William C. Calin, Ph.D.

William C. Calin, Ph.D.

Graduate Research Professor of Romance Languages and Literatures

College of Liberal Arts and Sciences

1998 Awardee

William Calin is described as a superb teacher, an “indefatigable” mentor and adviser and an “unusually engaged professional citizen within the University of Florida and beyond,” with a “consummately distinguished” research record in the field of French medieval and contemporary literatures.

He describes himself as “a comparatist and an historian of cultures, with a special commitment to the evolution of literary forms and mental structures and to the continuity of humanism and the great books.”

Calin publishes widely and with distinction, as evidenced by his most recent book, The French Tradition and the Literature of Medieval England, being selected by the American Library Association as a Choice Outstanding Academic Book of 1995 (his second book to be so honored). Since 1993 he has published 15 articles in a variety of refereed academic journals and edited collections and has 10 articles in press. Their subject matter ranges from French chansons de geste to Anglo-Norman hagiography, to Renaissance poetry and contemporary fiction in Occitan and Breton languages of France, to issues of canonicity or tracing the intellectual history of noted medievalists.
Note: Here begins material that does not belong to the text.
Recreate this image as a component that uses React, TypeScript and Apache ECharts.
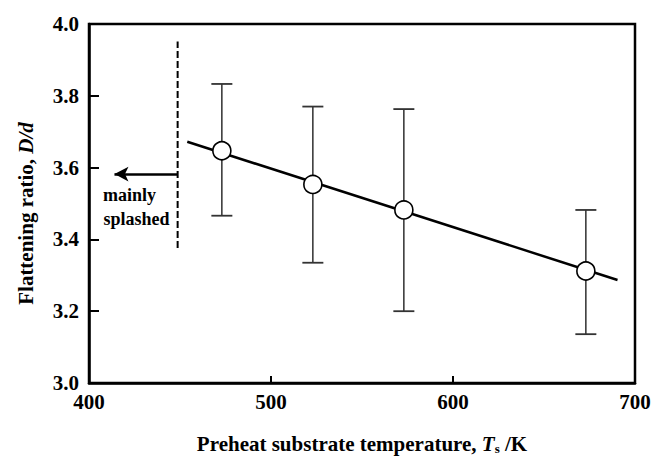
import React, { useEffect, useRef } from "react";
import * as echarts from "echarts";

const temps = [473, 523, 573, 673];
const ratios = [3.647, 3.553, 3.482, 3.312];
const upper = [3.833, 3.77, 3.763, 3.482];
const lower = [3.466, 3.335, 3.2, 3.136];
const fitLine = [
  [454, 3.672],
  [690.4, 3.287],
];
const splashLimit = 448.7;
const dashedRange = [3.376, 3.951];
const arrowY = 3.582;
const arrowTip = 414;
const xTicks = { min: 400, max: 700, interval: 100 };
const yTicks = { min: 3.0, max: 4.0, interval: 0.2 };

const FONT = "Liberation Serif";

export default function App() {
  const ref = useRef<HTMLDivElement>(null);
  useEffect(() => {
    if (!ref.current) return;
    const chart = echarts.init(ref.current, undefined, { renderer: "svg" });
    const errData = temps.map((t, i) => [t, lower[i], upper[i]]);
    chart.setOption({
      animation: false,
      backgroundColor: "#fff",
      grid: {
        left: 89,
        top: 24,
        right: 30,
        bottom: 76,
        show: true,
        borderColor: "#000",
        borderWidth: 2.5,
        backgroundColor: "transparent",
      },
      xAxis: {
        type: "value",
        min: xTicks.min,
        max: xTicks.max,
        interval: xTicks.interval,
        axisLine: { lineStyle: { color: "#000", width: 2.5 } },
        axisTick: { inside: true, length: 7, lineStyle: { color: "#000", width: 2 } },
        splitLine: { show: false },
        axisLabel: {
          color: "#000",
          fontFamily: FONT,
          fontWeight: "bold",
          fontSize: 21,
          margin: 8,
        },
        name: "{a|Preheat substrate temperature, }{b|T}{c|s}{a| /K}",
        nameLocation: "middle",
        nameGap: 49,
        nameTextStyle: {
          rich: {
            a: { fontFamily: FONT, fontWeight: "bold", fontSize: 21, color: "#000" },
            b: { fontFamily: FONT, fontWeight: "bold", fontStyle: "italic", fontSize: 21, color: "#000" },
            c: { fontFamily: FONT, fontWeight: "bold", fontSize: 13, color: "#000", verticalAlign: "bottom", padding: [10, 0, 0, 0] },
          },
        },
      },
      yAxis: {
        type: "value",
        min: yTicks.min,
        max: yTicks.max,
        interval: yTicks.interval,
        axisLine: { show: true, lineStyle: { color: "#000", width: 2.5 } },
        axisTick: { show: true, inside: true, length: 10, lineStyle: { color: "#000", width: 2 } },
        splitLine: { show: false },
        axisLabel: {
          color: "#000",
          fontFamily: FONT,
          fontWeight: "bold",
          fontSize: 21,
          margin: 10,
          formatter: (v: number) => v.toFixed(1),
        },
        name: "{a|Flattening ratio, }{b|D/d}",
        nameLocation: "middle",
        nameRotate: 90,
        nameGap: 53,
        nameTextStyle: {
          padding: [0, 20, 0, 0],
          rich: {
            a: { fontFamily: FONT, fontWeight: "bold", fontSize: 21, color: "#000" },
            b: { fontFamily: FONT, fontWeight: "bold", fontStyle: "italic", fontSize: 21, color: "#000" },
          },
        },
      },
      series: [
        {
          type: "line",
          data: fitLine,
          symbol: "none",
          lineStyle: { color: "#000", width: 2.5 },
          z: 2,
        },
        {
          type: "line",
          data: [
            [splashLimit, dashedRange[0]],
            [splashLimit, dashedRange[1]],
          ],
          symbol: "none",
          lineStyle: { color: "#000", width: 2, type: [7, 3] },
          z: 2,
          markLine: {
            silent: true,
            symbol: ["none", "arrow"],
            symbolSize: [11, 14],
            label: { show: false },
            lineStyle: { color: "#000", width: 2.5, type: "solid" },
            data: [
              [
                { coord: [splashLimit, arrowY] },
                { coord: [arrowTip, arrowY] },
              ],
            ],
          },
        },
        {
          type: "custom",
          data: errData,
          z: 3,
          renderItem: (params: any, api: any) => {
            const x = api.value(0);
            const lo = api.coord([x, api.value(1)]);
            const hi = api.coord([x, api.value(2)]);
            const hw = 10.5;
            const style = { stroke: "#222", lineWidth: 1.4 };
            return {
              type: "group",
              children: [
                { type: "line", shape: { x1: lo[0], y1: lo[1], x2: hi[0], y2: hi[1] }, style },
                { type: "line", shape: { x1: hi[0] - hw, y1: hi[1], x2: hi[0] + hw, y2: hi[1] }, style: { stroke: "#333", lineWidth: 1.8 } },
                { type: "line", shape: { x1: lo[0] - hw, y1: lo[1], x2: lo[0] + hw, y2: lo[1] }, style: { stroke: "#333", lineWidth: 1.8 } },
              ],
            };
          },
        },
        {
          type: "scatter",
          data: temps.map((t, i) => [t, ratios[i]]),
          symbol: "circle",
          symbolSize: 18,
          itemStyle: { color: "#fff", borderColor: "#000", borderWidth: 1.6, opacity: 1 },
          z: 5,
        },
      ],
      graphic: [
        {
          type: "text",
          x: 129.5,
          y: 195,
          style: {
            text: "mainly",
            fontFamily: FONT,
            fontWeight: "bold",
            fontSize: 18,
            fill: "#000",
            align: "center",
            verticalAlign: "middle",
          },
        },
        {
          type: "text",
          x: 136.5,
          y: 219,
          style: {
            text: "splashed",
            fontFamily: FONT,
            fontWeight: "bold",
            fontSize: 18,
            fill: "#000",
            align: "center",
            verticalAlign: "middle",
          },
        },
      ],
    });
    return () => chart.dispose();
  }, []);
  return (
    <div
      ref={ref}
      style={{ position: "fixed", left: 0, top: 0, width: 665, height: 460, background: "#fff" }}
    />
  );
}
Calin lectures frequently throughout the United States and Europe, bringing very positive recognition to the University of Florida in humanities academic circles. Last year Dr. Calin was honored with a senior scholar grant from the American Council of Learned Societies to support his research in France and Scotland on his current book project, Minority Literatures and Modernism: Scots, Breton and Ocitan, 1920-1990, a fascinating study that spans three different non-English languages and illuminates the points of divergence and similarity in these seemingly disparate but related cultures. His next book-length project will be a series of essays on great German, Austrian, Swiss, English and North American scholar-critics. Then, he will embark upon a new major project, a sequel to his 1994 book: The French Tradition and the Literature of Medieval and Renaissance Scotland.